When summing up her milestone, Chelsea Roffey simply said ‘Love footy, love umpiring’ whilst also acknowledging the many people who congratulated and supported her on her achievement.
In Round 3, Chelsea umpired her 250th AFL game alongside 200 AFL gamer Tim Morrison at the Richmond v Hawthorn game at the MCG on Thursday 18 June 2020. With Covid-19 restrictions it was a different milestone to her previous achievements but many watching on TV and celebrated with her.
Chelsea began her AFL career in Brisbane in 2004 before moving to Melbourne in 2008 to continue her career both with the AFL and as a journalist. Her first AFL match was the Brisbane v West Coast Eagles game in 2004.
Chelsea reflects on how football has changed during her career. It is faster, more congested and more adaptive. The AFL is more holistic as an industry, more socially responsible and engaged and reflective of society’s expectations, and a little more open minded. Technology has certainly changed as well and has evolved in recent years especially for goal umpires.
“A few years after l stepped into the AFL, l remember the formidable Fraser Gehrig getting ‘elbowy’ with an opponent off-play just outside the goal square. I yelled out a couple of times to avoid an escalation – invoking my most authoritative tone to state my presence. The thought running through my mind was ‘OK, l’m duty-bound to do this, but l’m feeling very much like Fraser’s mum right now, pleading that he show some common sense.’ I had about as much faith in my ability to calm Fraser down as my ability to safely wrestle a bone from the mouth of a Doberman. It didn’t escalate though, so maybe Fraser listens to his mum? Chelsea admits she misses characters like that. “These days it’s all about the hair, but back then, G-Train’s mullet was the just icing on a uniquely flavoured cake.”
Chelsea is now the second most experienced AFL goal umpire on the list, just behind Daniel Wilson. Reflecting, Chelsea says umpiring has been part of her life for longer than any other pursuit. “When l think about career paths, significant family events, and general life experiences, it’s incredible to think umpiring has been there through it all. Footy has been a backdrop to so many of life’s moments since l was born, and umpiring in particular has shaped so much, both practically from week-to-week, and philosophically. It’s had a major effect on my perspective, growth and the directions l’ve taken. It’s been a fantastic stage for being curious and learning a lot about myself.”
In November 2017 Chelsea was honoured at the annual stamp presentation, an award that is chosen by the AFL Premiership Players Club which selects 20 premiership players, coaches and officials each year to be inducted onto the Australia Post stamp. Chelsea says it was a humbling experience to be recognised alongside great premiership players of the games. “To be honest, it’s always a little uncomfortable being highlighted as the nature of umpiring is to go under the radar. But l felt honoured to be recognised as the first woman to umpire a grand final (which was the purpose of the stamp).” Chelsea admits she can feel a bit uneasy in the moment, but attention comes with the territory and she’s a willing participant.

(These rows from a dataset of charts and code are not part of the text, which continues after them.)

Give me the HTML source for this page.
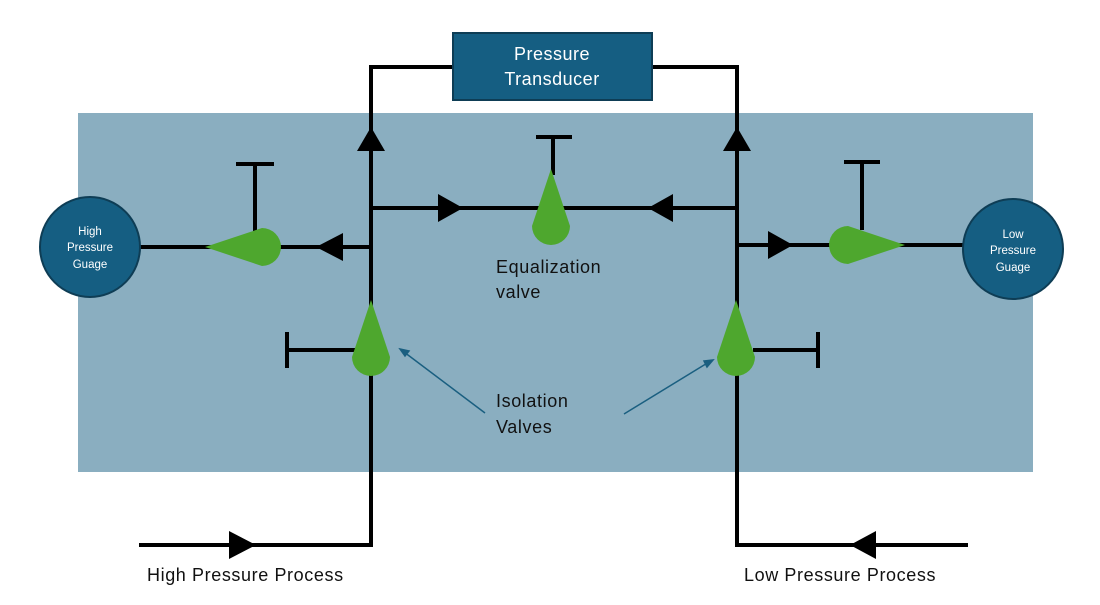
<!DOCTYPE html>
<html><head><meta charset="utf-8"><style>
html,body{margin:0;padding:0;background:#fff;}
svg{display:block;font-family:"Liberation Sans",sans-serif;}
</style></head><body>
<svg width="1100" height="605" viewBox="0 0 1100 605" xmlns="http://www.w3.org/2000/svg">
<defs>
<path id="drop" d="M0,-57 L-19,0 A19,19 0 1 0 19,0 Z" fill="#4ea72e"/>
</defs>
<rect x="78" y="113" width="955" height="359" fill="#8aaec0"/>
<g stroke="#000" stroke-width="4" fill="none">
<polyline points="452,67 371,67 371,545 139,545"/>
<polyline points="653,67 737,67 737,545 968,545"/>
<line x1="371" y1="208" x2="737" y2="208"/>
<line x1="140" y1="247" x2="371" y2="247"/>
<line x1="737" y1="245" x2="963" y2="245"/>
<line x1="553" y1="137" x2="553" y2="175"/><line x1="536" y1="137" x2="572" y2="137"/>
<line x1="255" y1="164" x2="255" y2="232"/><line x1="236" y1="164" x2="274" y2="164"/>
<line x1="862" y1="162" x2="862" y2="230"/><line x1="844" y1="162" x2="880" y2="162"/>
<line x1="287" y1="350" x2="355" y2="350"/><line x1="287" y1="332" x2="287" y2="368"/>
<line x1="753" y1="350" x2="818" y2="350"/><line x1="818" y1="332" x2="818" y2="368"/>
</g>
<g fill="#000">
<polygon points="371,127 357,151 385,151"/>
<polygon points="737,127 723,151 751,151"/>
<polygon points="463,208 438,194 438,222"/>
<polygon points="648,208 673,194 673,222"/>
<polygon points="316,247 343,233 343,261"/>
<polygon points="793,245 768,231 768,259"/>
<polygon points="256,545 229,531 229,559"/>
<polygon points="850,545 876,531 876,559"/>
</g>
<use href="#drop" transform="translate(551,226)"/>
<use href="#drop" transform="translate(262,247) rotate(-90)"/>
<use href="#drop" transform="translate(848,245) rotate(90)"/>
<use href="#drop" transform="translate(371,357)"/>
<use href="#drop" transform="translate(736,357)"/>
<rect x="453" y="33" width="199" height="67" fill="#155e82" stroke="#0e3d55" stroke-width="2"/>
<text x="552" y="60" font-size="18" fill="#fff" text-anchor="middle" letter-spacing="0.5">Pressure</text>
<text x="552" y="85" font-size="18" fill="#fff" text-anchor="middle" letter-spacing="0.5">Transducer</text>
<circle cx="90" cy="247" r="50" fill="#155e82" stroke="#0e3d55" stroke-width="2"/>
<circle cx="1013" cy="249" r="50" fill="#155e82" stroke="#0e3d55" stroke-width="2"/>
<g font-size="11.5" fill="#fff" text-anchor="middle">
<text x="90" y="235">High</text><text x="90" y="251">Pressure</text><text x="90" y="268">Guage</text>
<text x="1013" y="238">Low</text><text x="1013" y="254">Pressure</text><text x="1013" y="271">Guage</text>
</g>
<g font-size="18" fill="#111" letter-spacing="0.6">
<text x="496" y="273">Equalization</text><text x="496" y="298">valve</text>
<text x="496" y="407">Isolation</text><text x="496" y="433">Valves</text>
<text x="147" y="581">High Pressure Process</text>
<text x="744" y="581">Low Pressure Process</text>
</g>
<g stroke="#1a5f80" stroke-width="1.5" fill="#1a5f80">
<line x1="485" y1="413" x2="404" y2="352"/>
<polygon points="400,349 409,351 405,356"/>
<line x1="624" y1="414" x2="709" y2="362"/>
<polygon points="713,360 707,367 704,361"/>
</g>
</svg>
</body></html>
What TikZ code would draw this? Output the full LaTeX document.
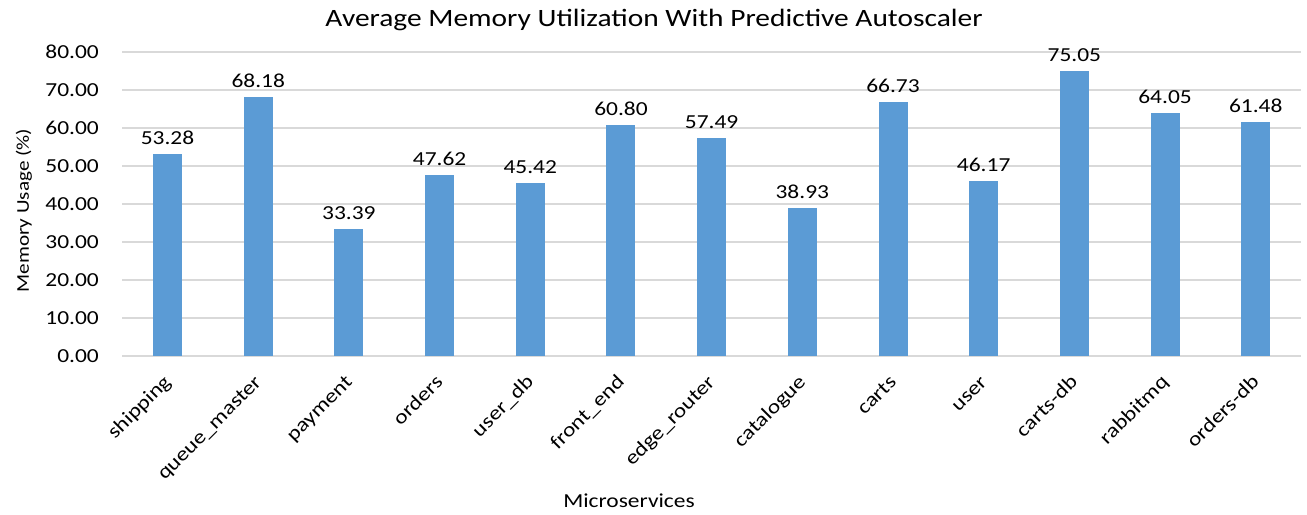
\documentclass[tikz,border=0pt]{standalone}
\usepackage{fontspec}
\setmainfont{Carlito}[FakeStretch=1.18]
\usetikzlibrary{positioning}
\definecolor{barblue}{HTML}{5B9BD5}
\definecolor{gridgray}{HTML}{D9D9D9}

\begin{document}
\begin{tikzpicture}[x=0.02cm, y=0.02cm,
    ticklabel/.style={font=\fontsize{11.3}{13}\selectfont, inner sep=0pt, anchor=east},
    vallabel/.style={font=\fontsize{11.3}{13}\selectfont, inner sep=0pt, anchor=base},
    catlabel/.style={font=\fontsize{11.3}{13}\selectfont, inner sep=0pt, anchor=base east, rotate=45}]
  \useasboundingbox (0,0) rectangle (1307,514);
  % title and axis titles
  \node[font=\fontsize{14.2}{16}\selectfont, anchor=base] (title) at (654,487) {Average Memory Utilization With Predictive Autoscaler};
  \node[font=\fontsize{10.2}{12}\selectfont, anchor=base, rotate=90] (ytitle) at (29,303.5) {Memory Usage (\%)};
  \node[font=\fontsize{11.3}{13}\selectfont, anchor=base] (xtitle) at (629,7) {Microservices};
  \begin{scope}[shift={(122.2,158)}, x=1.814cm, y=0.076cm]
    \foreach \v in {0,10,...,80} {
      \draw[gridgray, line width=0.7pt] (0,\v) -- (13,\v);
      \node[ticklabel] (tick\v) at (-0.254,\v) {\v.00};
    }
    \foreach \i/\name/\val in {1/shipping/53.28, 2/queue\_master/68.18, 3/payment/33.39, 4/orders/47.62,
        5/user\_db/45.42, 6/front\_end/60.80, 7/edge\_router/57.49, 8/catalogue/38.93, 9/carts/66.73,
        10/user/46.17, 11/carts-db/75.05, 12/rabbitmq/64.05, 13/orders-db/61.48} {
      \fill[barblue] (\i-0.66,0) rectangle (\i-0.34,\val);
      \node[vallabel] (val\i) at ([yshift=0.19cm]\i-0.5,\val) {\val};
      \node[catlabel] (cat\i) at ([xshift=0.09cm, yshift=-0.54cm]\i-0.5,0) {\name};
    }
  \end{scope}
\end{tikzpicture}
\end{document}
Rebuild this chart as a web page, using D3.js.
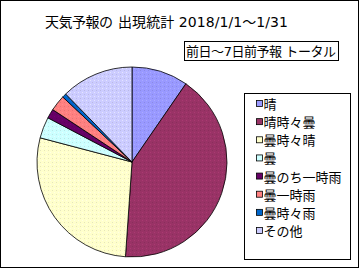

Chelsea has umpired 16 finals including the 2012 Grand Final, 3 Anzac Day games including two Collingwood v Essendon games at the MCG and 3 drawn matches. She was made a life member of the AFLUA in 2013.
Her career highlight was umpiring the 2012 Grand Final. She recalls waiting in the race alongside Luke Walker before the game thinking “This is it!” followed by a wave of calm. The lead up to the game was nuts…..that quiet little moment felt pure and real.
In preparing for matches Chelsea reviews key coaching points a few times during the week, to reinforce concepts. She packs her bag the day before, writes down when she has to leave home and then relaxes. Before a game, Chelsea revisits her personal values around inputs and process – things she can control.
Covid-19 has certainly provided lots of changes including a pleasantness to doing your job without being yelled at by disgruntled cheers squad members. The lack of external noise has its appeal, making communication amongst her colleagues easier on match days. But Chelsea admits that the energy is completely different without the lift from the crowd, and it shows through the play.
Congratulations Chelsea on another fantastic milestone. Enjoy your time in the Queensland Hub!